_Exercise requirements_.
Can you copy out the data exactly? Leave the images out.

_Collected data_.
────────────────────

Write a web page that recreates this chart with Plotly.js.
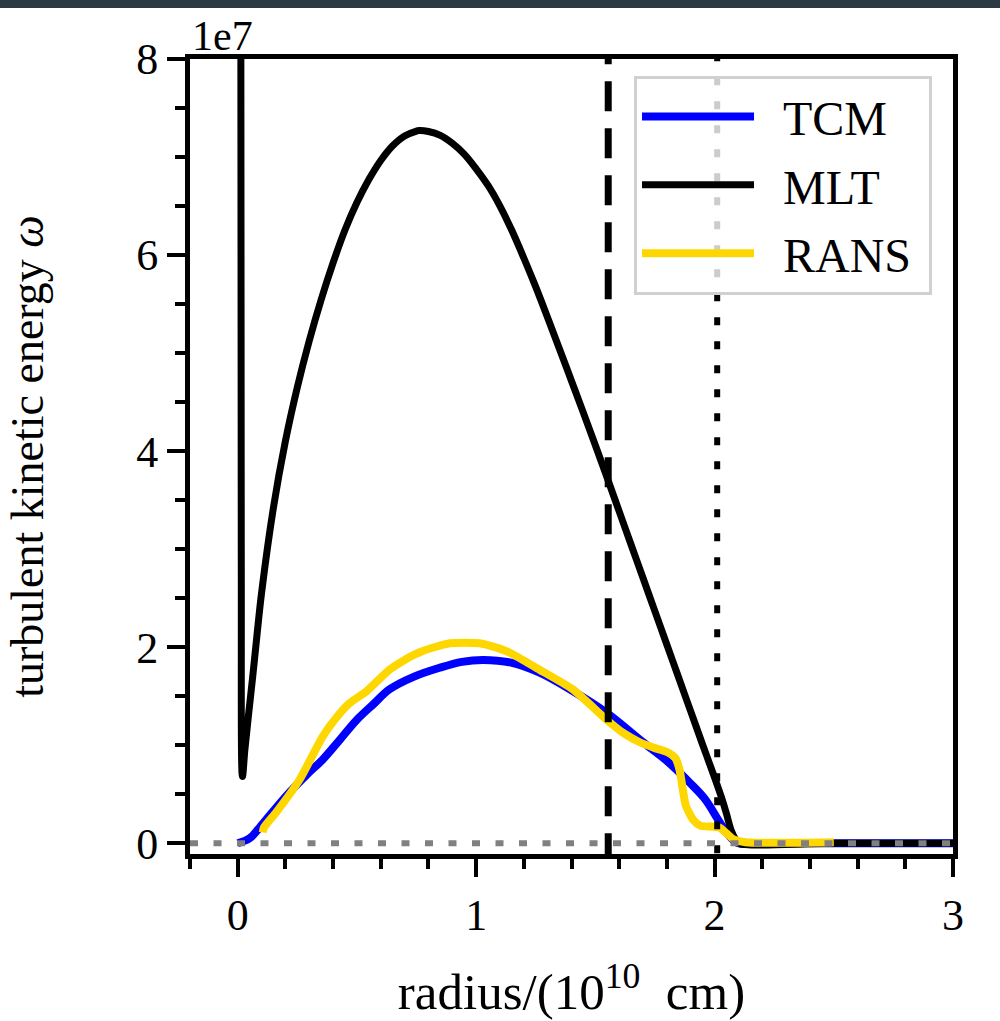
<!DOCTYPE html>
<html>
<head>
<meta charset="utf-8">
<script src="https://cdn.plot.ly/plotly-3.0.1.min.js"></script>
<style>
  html, body { margin: 0; padding: 0; background: #ffffff; }
  #topbar { position: absolute; left: 0; top: 0; width: 1000px; height: 8px; background: #2b3942; z-index: 10; }
  #chart { position: absolute; left: 0; top: 0; width: 1000px; height: 1021px; }
</style>
</head>
<body>
<div id="topbar"></div>
<div id="chart"></div>
<script>
// Values in units of 1e7
const mltX = [0.012, 0.015, 0.02, 0.03, 0.045, 0.063, 0.08, 0.1, 0.15, 0.2, 0.25, 0.3, 0.35, 0.4, 0.45, 0.5, 0.55, 0.6, 0.65, 0.7, 0.75, 0.76,
              0.8, 0.85, 0.9, 0.95, 1.0, 1.05, 1.1, 1.15, 1.2, 1.25, 1.3, 1.35, 1.4, 1.45, 1.5, 1.55, 1.6, 1.65, 1.7, 1.75, 1.8, 1.85, 1.9, 1.95, 2.0, 2.03, 2.05, 2.07, 2.09, 2.1, 2.5, 3.0];
const mltY = [12.0, 3.0, 0.68, 0.95, 1.3, 1.7, 2.1, 2.55, 3.425, 4.1, 4.65, 5.125, 5.545, 5.92, 6.255, 6.535, 6.77, 6.965, 7.115, 7.215, 7.265, 7.27,
              7.26, 7.22, 7.14, 7.03, 6.88, 6.71, 6.5, 6.25, 5.97, 5.675, 5.36, 5.04, 4.715, 4.39, 4.06, 3.725, 3.385, 3.045, 2.705, 2.365, 2.025, 1.685, 1.345, 1.005, 0.67, 0.46, 0.3, 0.13, 0.03, 0.0, 0.0, 0.0];

const tcmX = [0.0, 0.05, 0.092, 0.15, 0.218, 0.29, 0.357, 0.43, 0.5, 0.57, 0.637, 0.74, 0.847, 0.94, 1.03, 1.15, 1.266, 1.4, 1.547, 1.7, 1.8, 1.895, 1.96, 2.02, 2.06, 2.1, 2.2, 3.0];
const tcmY = [0.0, 0.05, 0.16, 0.33, 0.52, 0.7, 0.855, 1.06, 1.26, 1.42, 1.57, 1.70, 1.79, 1.85, 1.87, 1.84, 1.74, 1.56, 1.33, 1.03, 0.84, 0.62, 0.45, 0.22, 0.08, 0.0, 0.0, 0.0];

const ransX = [0.105, 0.11, 0.163, 0.26, 0.357, 0.42, 0.47, 0.54, 0.637, 0.7, 0.776, 0.89, 1.015, 1.127, 1.266, 1.405, 1.547, 1.62, 1.686, 1.75, 1.8, 1.835, 1.853, 1.87, 1.88, 1.91, 1.94, 2.02, 2.05, 2.08, 2.13, 2.5];
const ransY = [0.11, 0.16, 0.32, 0.65, 1.09, 1.3, 1.43, 1.55, 1.77, 1.87, 1.96, 2.04, 2.04, 1.96, 1.77, 1.57, 1.26, 1.12, 1.03, 0.97, 0.93, 0.87, 0.75, 0.5, 0.38, 0.24, 0.18, 0.16, 0.1, 0.04, 0.01, 0.01];

const dashedLineX = 1.554;   // vertical dashed marker
const dottedLineX = 2.011;   // vertical dotted marker
const zeroLineX = [-0.2, 3.0];
const zeroLineY = [0, 0];

const xTicks = [0, 1, 2, 3];
const yTicks = [0, 2, 4, 6, 8];
const yExponentLabel = '1e7';
const padL = '\u00a0\u00a0';
const padR = '\u00a0';

const serif = '"Liberation Serif", "Times New Roman", Times, serif';

const traces = [
  { x: tcmX, y: tcmY, name: padL + 'TCM' + padR, mode: 'lines', legendgroup: 'a',
    line: { color: '#0000ff', width: 8, shape: 'spline', smoothing: 1 } },
  { x: mltX, y: mltY, name: padL + 'MLT' + padR, mode: 'lines', legendgroup: 'b',
    line: { color: '#000000', width: 7, shape: 'spline', smoothing: 1 } },
  { x: ransX, y: ransY, name: padL + 'RANS' + padR, mode: 'lines', legendgroup: 'c',
    line: { color: '#ffd700', width: 8, shape: 'spline', smoothing: 0.6 } },
  { x: [dashedLineX, dashedLineX], y: [-5, 20], mode: 'lines', showlegend: false,
    line: { color: '#000000', width: 7, dash: '30px,17px' } },
  { x: [dottedLineX, dottedLineX], y: [-5, 20], mode: 'lines', showlegend: false,
    line: { color: '#000000', width: 6, dash: '8px,16px' } },
  { x: zeroLineX, y: zeroLineY, mode: 'lines', showlegend: false,
    line: { color: '#808080', width: 6, dash: '8px,15.5px' } }
];

const axisCommon = {
  showline: true, mirror: true, linecolor: '#000', linewidth: 5,
  ticks: 'outside', tickcolor: '#000', tickwidth: 4, ticklen: 18,
  showgrid: false, zeroline: false,
  tickfont: { family: serif, size: 44, color: '#000' }
};

const layout = {
  width: 1000, height: 1021,
  margin: { l: 190, r: 47, t: 59, b: 167 },
  paper_bgcolor: '#ffffff', plot_bgcolor: '#ffffff',
  showlegend: true,
  xaxis: Object.assign({}, axisCommon, {
    range: [-0.2, 3.0],
    tickmode: 'array', tickvals: xTicks, ticktext: xTicks.map(String),
    minor: { tickmode: 'linear', tick0: 0, dtick: 0.2, ticks: 'outside', ticklen: 10, tickwidth: 4, tickcolor: '#000' },
    title: { text: 'radius/(10<sup>10</sup>\u00a0\u00a0cm)', font: { family: serif, size: 51, color: '#000' }, standoff: 36 }
  }),
  yaxis: Object.assign({}, axisCommon, {
    range: [-0.11, 8.0],
    tickmode: 'array', tickvals: yTicks, ticktext: yTicks.map(String),
    minor: { tickmode: 'linear', tick0: 0, dtick: 0.5, ticks: 'outside', ticklen: 10, tickwidth: 4, tickcolor: '#000' },
    title: { text: 'turbulent kinetic energy <i>ω</i>', font: { family: serif, size: 46, color: '#000' }, standoff: 80 }
  }),
  legend: {
    x: 0.9725, xanchor: 'right', y: 0.979, yanchor: 'top',
    bgcolor: 'rgba(255,255,255,0.8)', bordercolor: '#d0d0d0', borderwidth: 3,
    font: { family: serif, size: 48, color: '#000' },
    itemwidth: 112, traceorder: 'grouped', tracegroupgap: 3
  },
  annotations: [{
    text: yExponentLabel, xref: 'paper', yref: 'paper', x: 0, y: 1,
    xanchor: 'left', yanchor: 'bottom', showarrow: false, yshift: -2,
    font: { family: serif, size: 42, color: '#000' }
  }]
};

Plotly.newPlot('chart', traces, layout, { displayModeBar: false, staticPlot: true });
</script>
</body>
</html>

────────────────────

_Right answer_.
Write a web page that recreates this chart with Plotly.js.
<!DOCTYPE html>
<html>
<head>
<meta charset="utf-8">
<script src="https://cdn.plot.ly/plotly-3.0.1.min.js"></script>
<style>
  html, body { margin: 0; padding: 0; background: #ffffff; }
  #topbar { position: absolute; left: 0; top: 0; width: 1000px; height: 8px; background: #2b3942; z-index: 10; }
  #chart { position: absolute; left: 0; top: 0; width: 1000px; height: 1021px; }
</style>
</head>
<body>
<div id="topbar"></div>
<div id="chart"></div>
<script>
// Values in units of 1e7
const mltX = [0.012, 0.015, 0.02, 0.03, 0.045, 0.063, 0.08, 0.1, 0.15, 0.2, 0.25, 0.3, 0.35, 0.4, 0.45, 0.5, 0.55, 0.6, 0.65, 0.7, 0.75, 0.76,
              0.8, 0.85, 0.9, 0.95, 1.0, 1.05, 1.1, 1.15, 1.2, 1.25, 1.3, 1.35, 1.4, 1.45, 1.5, 1.55, 1.6, 1.65, 1.7, 1.75, 1.8, 1.85, 1.9, 1.95, 2.0, 2.03, 2.05, 2.07, 2.09, 2.1, 2.5, 3.0];
const mltY = [12.0, 3.0, 0.68, 0.95, 1.3, 1.7, 2.1, 2.55, 3.425, 4.1, 4.65, 5.125, 5.545, 5.92, 6.255, 6.535, 6.77, 6.965, 7.115, 7.215, 7.265, 7.27,
              7.26, 7.22, 7.14, 7.03, 6.88, 6.71, 6.5, 6.25, 5.97, 5.675, 5.36, 5.04, 4.715, 4.39, 4.06, 3.725, 3.385, 3.045, 2.705, 2.365, 2.025, 1.685, 1.345, 1.005, 0.67, 0.46, 0.3, 0.13, 0.03, 0.0, 0.0, 0.0];

const tcmX = [0.0, 0.05, 0.092, 0.15, 0.218, 0.29, 0.357, 0.43, 0.5, 0.57, 0.637, 0.74, 0.847, 0.94, 1.03, 1.15, 1.266, 1.4, 1.547, 1.7, 1.8, 1.895, 1.96, 2.02, 2.06, 2.1, 2.2, 3.0];
const tcmY = [0.0, 0.05, 0.16, 0.33, 0.52, 0.7, 0.855, 1.06, 1.26, 1.42, 1.57, 1.70, 1.79, 1.85, 1.87, 1.84, 1.74, 1.56, 1.33, 1.03, 0.84, 0.62, 0.45, 0.22, 0.08, 0.0, 0.0, 0.0];

const ransX = [0.105, 0.11, 0.163, 0.26, 0.357, 0.42, 0.47, 0.54, 0.637, 0.7, 0.776, 0.89, 1.015, 1.127, 1.266, 1.405, 1.547, 1.62, 1.686, 1.75, 1.8, 1.835, 1.853, 1.87, 1.88, 1.91, 1.94, 2.02, 2.05, 2.08, 2.13, 2.5];
const ransY = [0.11, 0.16, 0.32, 0.65, 1.09, 1.3, 1.43, 1.55, 1.77, 1.87, 1.96, 2.04, 2.04, 1.96, 1.77, 1.57, 1.26, 1.12, 1.03, 0.97, 0.93, 0.87, 0.75, 0.5, 0.38, 0.24, 0.18, 0.16, 0.1, 0.04, 0.01, 0.01];

const dashedLineX = 1.554;   // vertical dashed marker
const dottedLineX = 2.011;   // vertical dotted marker
const zeroLineX = [-0.2, 3.0];
const zeroLineY = [0, 0];

const xTicks = [0, 1, 2, 3];
const yTicks = [0, 2, 4, 6, 8];
const yExponentLabel = '1e7';
const padL = '\u00a0\u00a0';
const padR = '\u00a0';

const serif = '"Liberation Serif", "Times New Roman", Times, serif';

const traces = [
  { x: tcmX, y: tcmY, name: padL + 'TCM' + padR, mode: 'lines', legendgroup: 'a',
    line: { color: '#0000ff', width: 8, shape: 'spline', smoothing: 1 } },
  { x: mltX, y: mltY, name: padL + 'MLT' + padR, mode: 'lines', legendgroup: 'b',
    line: { color: '#000000', width: 7, shape: 'spline', smoothing: 1 } },
  { x: ransX, y: ransY, name: padL + 'RANS' + padR, mode: 'lines', legendgroup: 'c',
    line: { color: '#ffd700', width: 8, shape: 'spline', smoothing: 0.6 } },
  { x: [dashedLineX, dashedLineX], y: [-5, 20], mode: 'lines', showlegend: false,
    line: { color: '#000000', width: 7, dash: '30px,17px' } },
  { x: [dottedLineX, dottedLineX], y: [-5, 20], mode: 'lines', showlegend: false,
    line: { color: '#000000', width: 6, dash: '8px,16px' } },
  { x: zeroLineX, y: zeroLineY, mode: 'lines', showlegend: false,
    line: { color: '#808080', width: 6, dash: '8px,15.5px' } }
];

const axisCommon = {
  showline: true, mirror: true, linecolor: '#000', linewidth: 5,
  ticks: 'outside', tickcolor: '#000', tickwidth: 4, ticklen: 18,
  showgrid: false, zeroline: false,
  tickfont: { family: serif, size: 44, color: '#000' }
};

const layout = {
  width: 1000, height: 1021,
  margin: { l: 190, r: 47, t: 59, b: 167 },
  paper_bgcolor: '#ffffff', plot_bgcolor: '#ffffff',
  showlegend: true,
  xaxis: Object.assign({}, axisCommon, {
    range: [-0.2, 3.0],
    tickmode: 'array', tickvals: xTicks, ticktext: xTicks.map(String),
    minor: { tickmode: 'linear', tick0: 0, dtick: 0.2, ticks: 'outside', ticklen: 10, tickwidth: 4, tickcolor: '#000' },
    title: { text: 'radius/(10<sup>10</sup>\u00a0\u00a0cm)', font: { family: serif, size: 51, color: '#000' }, standoff: 36 }
  }),
  yaxis: Object.assign({}, axisCommon, {
    range: [-0.11, 8.0],
    tickmode: 'array', tickvals: yTicks, ticktext: yTicks.map(String),
    minor: { tickmode: 'linear', tick0: 0, dtick: 0.5, ticks: 'outside', ticklen: 10, tickwidth: 4, tickcolor: '#000' },
    title: { text: 'turbulent kinetic energy <i>ω</i>', font: { family: serif, size: 46, color: '#000' }, standoff: 80 }
  }),
  legend: {
    x: 0.9725, xanchor: 'right', y: 0.979, yanchor: 'top',
    bgcolor: 'rgba(255,255,255,0.8)', bordercolor: '#d0d0d0', borderwidth: 3,
    font: { family: serif, size: 48, color: '#000' },
    itemwidth: 112, traceorder: 'grouped', tracegroupgap: 3
  },
  annotations: [{
    text: yExponentLabel, xref: 'paper', yref: 'paper', x: 0, y: 1,
    xanchor: 'left', yanchor: 'bottom', showarrow: false, yshift: -2,
    font: { family: serif, size: 42, color: '#000' }
  }]
};

Plotly.newPlot('chart', traces, layout, { displayModeBar: false, staticPlot: true });
</script>
</body>
</html>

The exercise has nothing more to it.